A beloved squirrel monkey known as Banana Sam was returned scared but safe to the San Francisco Zoo on Saturday night, two days after he was taken.
Banana Sam was "hungry, trembling and thirsty," after police returned him to the zoo, but a full physical examination showed he was healthy, zoo spokesman Danny Latham said in a statement.
The 17-year-old monkey was found at Stern Grove, a park about a mile from the zoo, police spokesman Carlos Manfredi said.
The monkey was found by a bystander who saw him come out of the bushes.
"He managed to coax the monkey into his backpack," Manfredi said.

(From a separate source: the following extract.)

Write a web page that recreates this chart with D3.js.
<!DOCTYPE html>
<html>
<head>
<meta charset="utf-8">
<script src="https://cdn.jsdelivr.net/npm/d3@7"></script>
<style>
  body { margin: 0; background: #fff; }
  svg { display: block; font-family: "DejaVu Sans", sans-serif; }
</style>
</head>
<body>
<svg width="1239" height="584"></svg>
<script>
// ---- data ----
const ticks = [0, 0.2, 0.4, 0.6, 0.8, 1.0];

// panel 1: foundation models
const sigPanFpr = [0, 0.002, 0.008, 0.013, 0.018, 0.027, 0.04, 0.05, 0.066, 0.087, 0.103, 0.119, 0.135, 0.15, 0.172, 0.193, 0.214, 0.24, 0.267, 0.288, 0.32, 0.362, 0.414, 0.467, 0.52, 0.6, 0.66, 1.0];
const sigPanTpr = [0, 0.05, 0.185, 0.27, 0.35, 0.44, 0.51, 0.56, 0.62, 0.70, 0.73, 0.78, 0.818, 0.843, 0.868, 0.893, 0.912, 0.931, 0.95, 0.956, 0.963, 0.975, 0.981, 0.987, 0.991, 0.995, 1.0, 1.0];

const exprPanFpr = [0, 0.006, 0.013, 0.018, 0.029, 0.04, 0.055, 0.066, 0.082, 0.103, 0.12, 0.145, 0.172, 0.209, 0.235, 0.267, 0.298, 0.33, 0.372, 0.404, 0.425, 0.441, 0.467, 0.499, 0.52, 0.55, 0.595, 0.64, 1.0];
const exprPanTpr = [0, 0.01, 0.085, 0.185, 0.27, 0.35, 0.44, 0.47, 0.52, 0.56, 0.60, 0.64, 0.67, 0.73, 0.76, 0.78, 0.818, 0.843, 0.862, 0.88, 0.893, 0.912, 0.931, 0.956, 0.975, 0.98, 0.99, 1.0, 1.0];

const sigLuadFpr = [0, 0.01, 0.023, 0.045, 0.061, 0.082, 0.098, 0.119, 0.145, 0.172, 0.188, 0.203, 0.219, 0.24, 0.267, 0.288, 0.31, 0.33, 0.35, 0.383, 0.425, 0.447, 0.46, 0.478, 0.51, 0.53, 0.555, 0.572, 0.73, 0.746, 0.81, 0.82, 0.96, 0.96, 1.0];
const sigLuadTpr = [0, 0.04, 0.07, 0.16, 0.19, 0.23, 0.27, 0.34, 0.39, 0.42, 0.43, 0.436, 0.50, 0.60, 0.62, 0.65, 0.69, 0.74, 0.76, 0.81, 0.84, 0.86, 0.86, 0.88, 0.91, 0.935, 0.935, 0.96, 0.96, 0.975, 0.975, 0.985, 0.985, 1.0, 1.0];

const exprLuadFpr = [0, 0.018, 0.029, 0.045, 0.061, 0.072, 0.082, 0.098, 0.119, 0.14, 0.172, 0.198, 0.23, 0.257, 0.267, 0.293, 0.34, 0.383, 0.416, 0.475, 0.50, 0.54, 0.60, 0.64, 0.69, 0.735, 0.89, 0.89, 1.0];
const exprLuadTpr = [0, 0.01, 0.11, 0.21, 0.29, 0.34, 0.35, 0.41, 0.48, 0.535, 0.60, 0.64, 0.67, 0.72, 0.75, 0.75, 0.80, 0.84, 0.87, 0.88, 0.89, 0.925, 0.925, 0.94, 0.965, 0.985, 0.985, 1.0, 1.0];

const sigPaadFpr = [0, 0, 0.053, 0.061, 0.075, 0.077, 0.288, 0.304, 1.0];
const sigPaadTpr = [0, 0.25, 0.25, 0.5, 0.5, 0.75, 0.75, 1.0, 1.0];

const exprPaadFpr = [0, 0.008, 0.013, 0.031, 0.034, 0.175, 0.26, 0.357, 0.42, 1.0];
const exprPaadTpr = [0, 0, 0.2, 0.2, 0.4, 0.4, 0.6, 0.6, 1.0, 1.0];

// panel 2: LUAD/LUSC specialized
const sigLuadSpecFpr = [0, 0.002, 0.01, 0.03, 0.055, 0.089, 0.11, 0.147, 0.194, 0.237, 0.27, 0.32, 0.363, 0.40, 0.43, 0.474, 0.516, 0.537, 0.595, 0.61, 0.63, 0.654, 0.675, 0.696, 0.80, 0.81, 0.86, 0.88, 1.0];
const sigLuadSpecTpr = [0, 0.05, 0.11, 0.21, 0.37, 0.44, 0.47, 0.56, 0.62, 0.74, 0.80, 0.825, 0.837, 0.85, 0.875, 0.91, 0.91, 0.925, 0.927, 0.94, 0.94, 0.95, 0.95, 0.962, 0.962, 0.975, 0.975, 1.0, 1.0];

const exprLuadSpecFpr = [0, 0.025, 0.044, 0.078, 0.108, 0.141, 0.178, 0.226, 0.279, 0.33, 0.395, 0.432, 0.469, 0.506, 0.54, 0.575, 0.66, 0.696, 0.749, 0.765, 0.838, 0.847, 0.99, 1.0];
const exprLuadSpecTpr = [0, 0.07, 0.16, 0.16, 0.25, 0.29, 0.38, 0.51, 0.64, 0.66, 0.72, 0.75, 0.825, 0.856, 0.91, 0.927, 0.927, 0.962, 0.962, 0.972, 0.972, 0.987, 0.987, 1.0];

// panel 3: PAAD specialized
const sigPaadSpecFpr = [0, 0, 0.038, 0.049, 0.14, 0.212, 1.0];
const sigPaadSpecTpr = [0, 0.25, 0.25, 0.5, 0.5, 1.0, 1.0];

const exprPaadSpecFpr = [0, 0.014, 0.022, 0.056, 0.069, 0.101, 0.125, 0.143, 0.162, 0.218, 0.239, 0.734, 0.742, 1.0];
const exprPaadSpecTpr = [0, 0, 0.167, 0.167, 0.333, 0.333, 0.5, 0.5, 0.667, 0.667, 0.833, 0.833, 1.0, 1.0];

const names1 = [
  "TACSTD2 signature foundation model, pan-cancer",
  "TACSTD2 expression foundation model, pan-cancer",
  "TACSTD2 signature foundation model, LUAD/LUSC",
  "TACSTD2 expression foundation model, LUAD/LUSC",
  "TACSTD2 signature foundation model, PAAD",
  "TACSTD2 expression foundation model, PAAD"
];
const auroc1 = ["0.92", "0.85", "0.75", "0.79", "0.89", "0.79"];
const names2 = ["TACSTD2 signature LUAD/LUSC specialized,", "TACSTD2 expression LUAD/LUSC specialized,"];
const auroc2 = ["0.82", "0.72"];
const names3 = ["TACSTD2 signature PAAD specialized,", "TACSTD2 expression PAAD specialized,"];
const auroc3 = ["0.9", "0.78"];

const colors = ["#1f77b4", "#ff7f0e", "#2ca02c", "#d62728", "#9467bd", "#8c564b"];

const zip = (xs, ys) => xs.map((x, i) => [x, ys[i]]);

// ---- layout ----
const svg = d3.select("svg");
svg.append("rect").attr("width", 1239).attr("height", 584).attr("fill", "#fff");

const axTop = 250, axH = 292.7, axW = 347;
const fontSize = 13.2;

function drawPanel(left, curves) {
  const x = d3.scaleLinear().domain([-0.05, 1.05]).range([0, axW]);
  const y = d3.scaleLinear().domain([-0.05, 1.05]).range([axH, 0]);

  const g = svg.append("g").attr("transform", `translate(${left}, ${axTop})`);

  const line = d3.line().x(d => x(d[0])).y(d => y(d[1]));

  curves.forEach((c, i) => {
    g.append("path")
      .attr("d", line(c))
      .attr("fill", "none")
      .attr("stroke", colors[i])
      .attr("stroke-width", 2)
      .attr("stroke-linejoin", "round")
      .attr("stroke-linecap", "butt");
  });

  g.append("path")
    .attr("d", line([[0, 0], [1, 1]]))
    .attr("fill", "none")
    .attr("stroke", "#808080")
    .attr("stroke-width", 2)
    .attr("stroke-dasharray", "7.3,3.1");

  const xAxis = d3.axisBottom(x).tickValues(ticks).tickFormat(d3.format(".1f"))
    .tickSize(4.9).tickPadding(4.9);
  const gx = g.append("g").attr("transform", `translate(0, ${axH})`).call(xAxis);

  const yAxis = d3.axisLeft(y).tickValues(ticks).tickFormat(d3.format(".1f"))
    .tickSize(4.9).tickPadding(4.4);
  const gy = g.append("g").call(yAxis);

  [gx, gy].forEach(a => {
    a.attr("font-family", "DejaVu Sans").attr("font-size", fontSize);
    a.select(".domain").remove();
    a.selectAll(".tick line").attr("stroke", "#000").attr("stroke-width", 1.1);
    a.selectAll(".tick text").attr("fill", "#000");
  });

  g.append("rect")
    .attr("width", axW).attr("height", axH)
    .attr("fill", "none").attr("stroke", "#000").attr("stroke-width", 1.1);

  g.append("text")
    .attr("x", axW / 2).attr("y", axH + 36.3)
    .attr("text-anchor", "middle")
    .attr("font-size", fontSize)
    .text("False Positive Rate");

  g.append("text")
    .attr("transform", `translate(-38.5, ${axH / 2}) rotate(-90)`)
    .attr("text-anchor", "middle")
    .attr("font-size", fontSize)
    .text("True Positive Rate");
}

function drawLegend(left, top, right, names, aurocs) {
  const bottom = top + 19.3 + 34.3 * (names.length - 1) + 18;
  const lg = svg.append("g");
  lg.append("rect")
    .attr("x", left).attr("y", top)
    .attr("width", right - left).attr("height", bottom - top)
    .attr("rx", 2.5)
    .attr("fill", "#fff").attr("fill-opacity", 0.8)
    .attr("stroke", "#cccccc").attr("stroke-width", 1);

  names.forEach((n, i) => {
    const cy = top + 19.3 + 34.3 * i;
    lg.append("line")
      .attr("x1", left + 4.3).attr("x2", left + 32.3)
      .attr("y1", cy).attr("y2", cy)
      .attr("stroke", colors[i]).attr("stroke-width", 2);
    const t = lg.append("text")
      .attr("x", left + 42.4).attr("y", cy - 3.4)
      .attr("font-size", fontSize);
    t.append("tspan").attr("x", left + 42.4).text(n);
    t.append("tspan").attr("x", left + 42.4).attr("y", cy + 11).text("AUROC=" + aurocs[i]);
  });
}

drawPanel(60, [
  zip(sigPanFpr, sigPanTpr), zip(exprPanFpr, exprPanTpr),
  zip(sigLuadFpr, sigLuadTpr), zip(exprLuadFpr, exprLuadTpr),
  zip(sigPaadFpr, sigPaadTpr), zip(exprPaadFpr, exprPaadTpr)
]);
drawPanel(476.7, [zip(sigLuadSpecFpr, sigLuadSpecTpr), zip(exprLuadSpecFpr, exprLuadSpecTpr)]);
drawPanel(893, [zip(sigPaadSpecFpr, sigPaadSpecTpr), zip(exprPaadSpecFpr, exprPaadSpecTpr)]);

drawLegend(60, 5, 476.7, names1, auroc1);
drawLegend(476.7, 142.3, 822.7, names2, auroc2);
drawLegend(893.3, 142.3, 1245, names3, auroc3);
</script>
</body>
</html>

The man called police, and within an hour they met with zoo officials, who verified the monkey's identity.
"We are so thankful to the community and to the San Francisco Police Department for this happy ending," zoo director Tanya Peterson said in a statement. "I know it's been extremely stressful for zoo staff during this time but we are grateful Banana Sam is back at the zoo where he belongs."
No one has been arrested and no suspects have been identified.
"We're looking at every possible avenue, including the bystander," Manfredi said.
Banana Sam's theft Thursday prompted the zoo to boost security and keep the other 17 squirrel monkeys indoors.
He was taken after thieves cut through a gate and made holes in the mesh surrounding the monkey exhibit.
A $5,000 reward had been offered for his safe return.
The two-pound, one-foot-tall Banana Sam at 17 is an elder among squirrel monkeys, whose lifespan is about 20 years.
Common squirrel monkeys like him are not endangered, and are often seen in pet markets and medical research. While some states allow keeping monkeys as pets, in California it is illegal.